Although many of the same considerations related to the acquisition or sale of any technology company apply, regulatory and compliance considerations are key in fintech. Appropriate due diligence of a fintech target involves a heightened focus on compliance issues, including privacy, consumer protection and anti-money laundering, and knowyour- client matters. Because fintech companies often collect, process and use personal and sensitive financial information, cybersecurity hygiene is of paramount interest to potential acquirers. Thorough diligence requires understanding what a target’s compliance programs have looked like since the very beginning and the details of any significant hiccups along the way. For prospective sellers, this means being aware of buyers’ interest in compliance matters and ensuring the target’s compliance procedures are implemented such that they reflect risk tolerances that are acceptable to potential acquirers and enhance the company’s value.
Q. What are the regulatory hurdles to be aware of when it comes to fintech?
There is no one set of regulations that applies to fintech, so navigating compliance requirements from multiple regulators becomes critical. It is also important to continually monitor evolving laws and requirements, which vary across jurisdictions.

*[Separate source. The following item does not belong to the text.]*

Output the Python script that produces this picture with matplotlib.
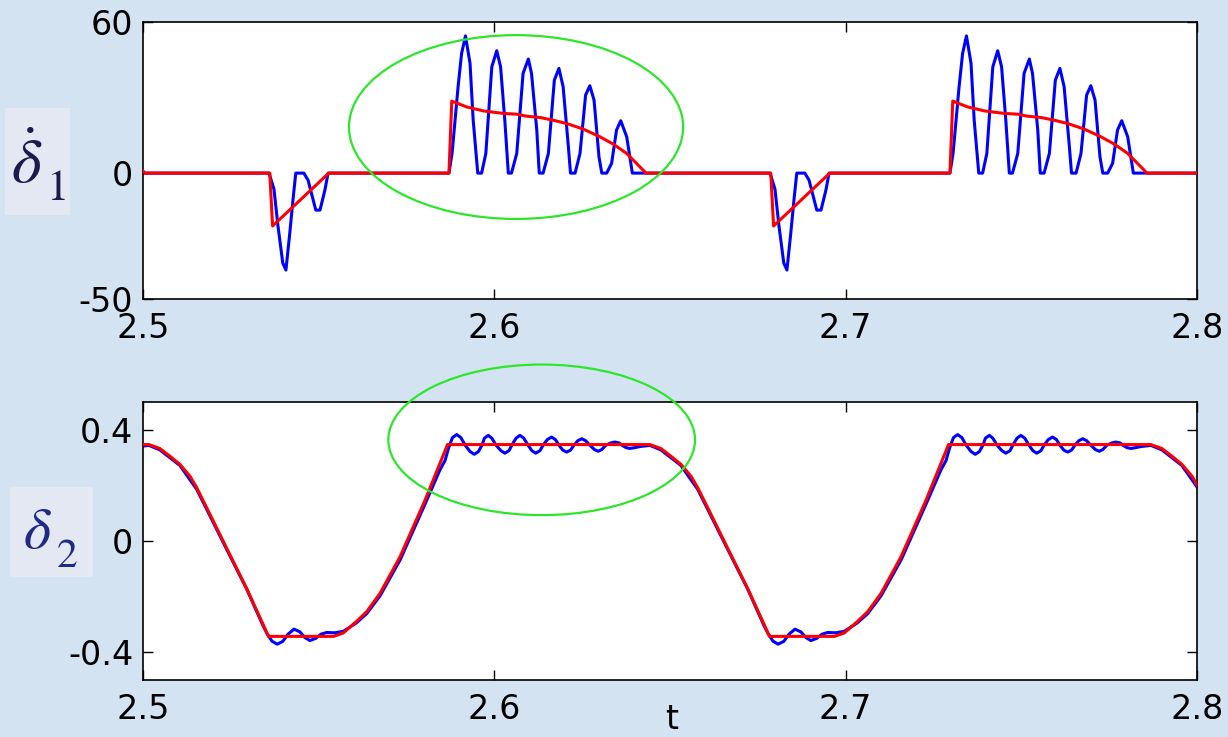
import numpy as np
import matplotlib
matplotlib.use('Agg')
import matplotlib.pyplot as plt
from matplotlib.patches import Ellipse, Rectangle

plt.rcParams['font.family'] = ['DejaVu Sans']
plt.rcParams['mathtext.fontset'] = 'stix'
plt.rcParams['axes.unicode_minus'] = False

# repeat interval of the motion (s)
period = 0.1426

# --- top panel: delta1 dot, one cycle ---
d1_blue_t = [2.5359, 2.5373, 2.5384, 2.5398, 2.5407, 2.5418, 2.5427, 2.5435,
             2.5458, 2.5470, 2.5481, 2.5492, 2.5504, 2.5518, 2.5527,
             2.5871, 2.5880, 2.5897, 2.5907, 2.5918, 2.5931, 2.5940, 2.5953,
             2.5964, 2.5976, 2.5993, 2.6007, 2.6018, 2.6030, 2.6040,
             2.6049, 2.6064, 2.6082, 2.6097, 2.6106, 2.6121, 2.6128,
             2.6139, 2.6154, 2.6171, 2.6184, 2.6196, 2.6211, 2.6217,
             2.6230, 2.6244, 2.6260, 2.6272, 2.6284, 2.6298, 2.6306,
             2.6320, 2.6334, 2.6348, 2.6360, 2.6377, 2.6393]
d1_blue_v = [0, -6.4, -20.6, -35.7, -38.5, -23.8, -10.7, 0,
             0, -2.8, -8.7, -14.7, -14.7, -6.7, 0,
             0, 8, 34.3, 47.5, 54.5, 43.6, 21.0, 0,
             0, 7.8, 42.2, 48.6, 42.2, 21.0, 0,
             0, 7.8, 39.6, 45.3, 39.6, 17.1, 0,
             0, 7.8, 36.9, 41.6, 34.3, 10.4, 0,
             0, 7.8, 31.0, 34.7, 29.0, 6.5, 0,
             0, 3.9, 17.1, 20.8, 14.4, 0]
d1_red_t = [2.5361, 2.5369, 2.5529, 2.5871, 2.5879, 2.5921, 2.5969, 2.6026,
            2.6064, 2.6092, 2.6130, 2.6168, 2.6206, 2.6253, 2.6301, 2.6339,
            2.6377, 2.6432]
d1_red_v = [0, -21, 0, 0, 28.6, 26.3, 24.7, 23.7,
            23.4, 22.6, 22.1, 21.0, 19.7, 17.5, 14.4, 11.5,
            7.8, 0]

# --- bottom panel: delta2, one cycle ---
d2_red_t = [2.5017, 2.5048, 2.5077, 2.5105, 2.5134, 2.5153, 2.5181, 2.5238,
            2.5295, 2.5342, 2.5357, 2.5542, 2.5570, 2.5608, 2.5637, 2.5675,
            2.5732, 2.5803, 2.5867]
d2_red_v = [0.347, 0.333, 0.305, 0.276, 0.233, 0.192, 0.121, -0.025,
            -0.170, -0.300, -0.343, -0.343, -0.331, -0.289, -0.254, -0.188,
            -0.056, 0.147, 0.347]
d2_blue_t = [2.5017, 2.5048, 2.5105, 2.5153, 2.5181, 2.5238, 2.5295, 2.5342,
             2.5352, 2.5367, 2.5382, 2.5398, 2.5413, 2.5430, 2.5447, 2.5461,
             2.5475, 2.5492, 2.5507, 2.5523, 2.5546, 2.5570, 2.5608, 2.5637,
             2.5675, 2.5732, 2.5803, 2.5845, 2.5860, 2.5870, 2.5881, 2.5893,
             2.5905, 2.5917, 2.5931, 2.5943, 2.5955, 2.5965, 2.5972, 2.5983,
             2.5993, 2.6005, 2.6019, 2.6030, 2.6042, 2.6050, 2.6062, 2.6073,
             2.6084, 2.6096, 2.6107, 2.6118, 2.6130, 2.6139, 2.6151, 2.6163,
             2.6174, 2.6184, 2.6195, 2.6206, 2.6217, 2.6227, 2.6238, 2.6249,
             2.6260, 2.6272, 2.6285, 2.6296, 2.6306, 2.6318, 2.6332, 2.6343,
             2.6355, 2.6363, 2.6375, 2.6386, 2.6400, 2.6415]
d2_blue_v = [0.344, 0.328, 0.272, 0.186, 0.115, -0.029, -0.172, -0.305,
             -0.330, -0.360, -0.371, -0.361, -0.335, -0.317, -0.327, -0.347,
             -0.358, -0.350, -0.335, -0.329, -0.330, -0.325, -0.294, -0.261,
             -0.197, -0.068, 0.133, 0.255, 0.290, 0.335, 0.372, 0.383,
             0.372, 0.345, 0.322, 0.312, 0.322, 0.345, 0.370, 0.380,
             0.370, 0.345, 0.325, 0.316, 0.325, 0.345, 0.370, 0.380,
             0.370, 0.345, 0.325, 0.316, 0.325, 0.345, 0.365, 0.374,
             0.365, 0.345, 0.327, 0.320, 0.327, 0.345, 0.361, 0.368,
             0.361, 0.345, 0.329, 0.323, 0.329, 0.345, 0.353, 0.356,
             0.353, 0.345, 0.336, 0.333, 0.336, 0.340]

x_ticks = [2.5, 2.6, 2.7, 2.8]
x_labels = ['2.5', '2.6', '2.7', '2.8']
d1_ticks = [-50, 0, 60]
d2_ticks = [-0.4, 0, 0.4]
d2_labels = ['-0.4', '0', '0.4']


def repeat(t, v, ks, end=None):
    tt = np.concatenate([np.asarray(t) + k * period for k in ks])
    vv = np.concatenate([np.asarray(v, dtype=float) for k in ks])
    if end is not None:
        tt = np.append(tt, end[0])
        vv = np.append(vv, end[1])
    return tt, vv


c_blue = '#0000ff'
c_red = '#ff0000'
c_green = '#2ce62c'
W, H = 1228, 737

fig = plt.figure(figsize=(12.28, 7.37), dpi=100)
fig.set_facecolor('#d4e3f2')

ax1 = fig.add_axes([0.1164, 0.5943, 0.8583, 0.3758])
ax2 = fig.add_axes([0.1164, 0.0773, 0.8583, 0.3772])

bt, bv = repeat(d1_blue_t, d1_blue_v, [-1, 0, 1], end=(2.9, 0))
rt, rv = repeat(d1_red_t, d1_red_v, [-1, 0, 1], end=(2.9, 0))
ax1.plot(bt, bv, color=c_blue, lw=2.2, zorder=2)
ax1.plot(rt, rv, color=c_red, lw=2.2, zorder=3)
ax1.set_ylim(-50, 60)
ax1.set_yticks(d1_ticks)
ax1.add_patch(Ellipse((2.6062, 18.3), 0.0951, 73.0, fill=False,
                      edgecolor=c_green, lw=1.6, clip_on=False, zorder=4))

bt, bv = repeat(d2_blue_t, d2_blue_v, [-1, 0, 1, 2])
rt, rv = repeat(d2_red_t, d2_red_v, [-1, 0, 1, 2])
ax2.plot(bt, bv, color=c_blue, lw=2.2, zorder=2)
ax2.plot(rt, rv, color=c_red, lw=2.2, zorder=3)
ax2.set_ylim(-0.5, 0.5)
ax2.set_yticks(d2_ticks)
ax2.set_yticklabels(d2_labels)
ax2.add_patch(Ellipse((2.6135, 0.364), 0.0873, 0.5417, fill=False,
                      edgecolor=c_green, lw=1.6, clip_on=False, zorder=4))

for ax in (ax1, ax2):
    ax.set_facecolor('white')
    ax.set_xlim(2.5, 2.8)
    ax.set_xticks(x_ticks)
    ax.set_xticklabels(x_labels)
    ax.tick_params(direction='in', top=True, right=True, length=7, width=1,
                   labelsize=24, colors='black')
    ax.tick_params(axis='x', pad=9.5)
    ax.tick_params(axis='y', pad=7)
    for s in ax.spines.values():
        s.set_linewidth(1.2)
        s.set_color('black')

fig.text(672 / W, 0.001, 't', fontsize=24, ha='center', va='bottom')

# y-axis symbols, each on its own lighter patch
fig.add_artist(Rectangle((5 / W, 1 - 215 / H), 65 / W, 107 / H,
                         transform=fig.transFigure, facecolor='#e3e8f3',
                         edgecolor='none', zorder=0))
fig.add_artist(Rectangle((10 / W, 1 - 577 / H), 83 / W, 90 / H,
                         transform=fig.transFigure, facecolor='#e3e8f3',
                         edgecolor='none', zorder=0))
fig.text(11 / W, 1 - 183 / H, r'$\dot{\delta}$', fontsize=46,
         color='#1b1b4d', ha='left', va='baseline')
fig.text(46 / W, 1 - 200 / H, '1', fontsize=32, family='STIXGeneral',
         color='#1b1b4d', ha='left', va='baseline')
fig.text(23 / W, 1 - 548 / H, r'$\delta$', fontsize=42,
         color='#1f2a85', ha='left', va='baseline')
fig.text(57 / W, 1 - 567 / H, '2', fontsize=30, family='STIXGeneral',
         color='#1f2a85', ha='left', va='baseline')

fig.savefig('out.png', dpi=100, facecolor=fig.get_facecolor())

If the business collects individuals’ personal information, it will be subject to privacy legislation. Data protection is an important consideration and the reputational consequences of experiencing a data breach are quite severe. Anti-spam legislation also restricts the types of electronic communications that can be sent based on whether the business has consent and the nature of that consent. Businesses serving retail consumers should be aware of consumer protection legislation, such as reporting requirements for the cost of consumer credit. In addition, securities laws may apply to fintech business models such as cryptocurrency trading, crowdfunding platforms, peer-to-peer lending and robo-advising.